THE notion, popularised by C.K. Prahalad’s best-seller, “The Fortune at the Bottom of the Pyramid”, that poor people should be seen as potentially profitable customers rather than mere charity cases, has caught on fast in the past few years. Finding profitable ways to meet the needs of poor people, the idea goes, would not only empower them by making them customers rather than supplicants, it would also attract far more capital than would ever be forthcoming from charity. For the providers of this capital, catering to the bottom of the pyramid promised to be good for the soul as well as the wallet.

A growing number of investors have taken the chance, investing in bottom-of-the-pyramid businesses, of which by far the most popular to date is microfinance—providing loans and other financial services to people ignored as too poor by the traditional banking system. Yet as this idea has spread, it has become increasingly controversial.

The first line of attack, taken up by such luminaries as Muhammad Yunus, the Nobel Peace prize-winning founder of the non-profit microfinance institution, Grameen Bank, is to accuse for-profit providers of charging their poor customers too much. Compartamos Banco, a Mexican microfinance firm that had a successful initial public offering (IPO) in 2007, has been denounced by Mr Yunus and others for charging interest rates of close to 100% a year.

Now a second line of attack has been launched, in which for-profit microfinance firms are accused of lending recklessly to people too poor to repay the loans. An article in the Wall Street Journal on August 13th, “A Global Surge in Tiny Loans Spurs Credit Bubble in a Slum”, reported on a “repayment revolt” by over-indebted borrowers in the Indian shanty town of Ramanagaram, in the state of Karnataka, which had been “carpet-bombed” with loans from microfinance firms. This, the article continued, was evidence of a “credit crisis brewing” in microfinance. Moreover, it continued, ominously, “many of the problems in Indian microlending might sound familiar to students of the US mortgage crisis.”

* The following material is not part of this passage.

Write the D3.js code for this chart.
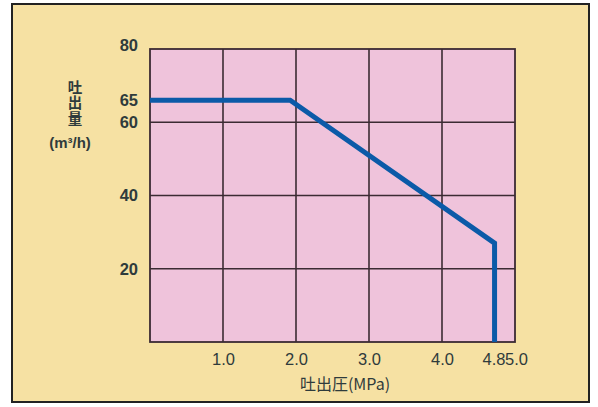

Are microfinance loans the new subprime mortgages? The Journal article certainly contains plenty of echoes of the American mortgage-lending binge in the middle of this decade, including loans made without any proof of income from borrowers by loan officers on commission. And, in contrast to the classic image of microfinance as a source of credit for “microentrepreneurs” to expand their small businesses and thus grow their way out of poverty, it also described loans being used to finance shopping sprees, or to pay off loans from other lenders, including loan sharks.

Moreover, claims of a bubble are particularly worrying in India at the moment, as it has recently overtaken Latin America as the world’s most dynamic microfinance market, especially for for-profit microfinance. Some 22m Indians are now served by microfinance institutions, and outstanding credit has been growing at over 50% a year.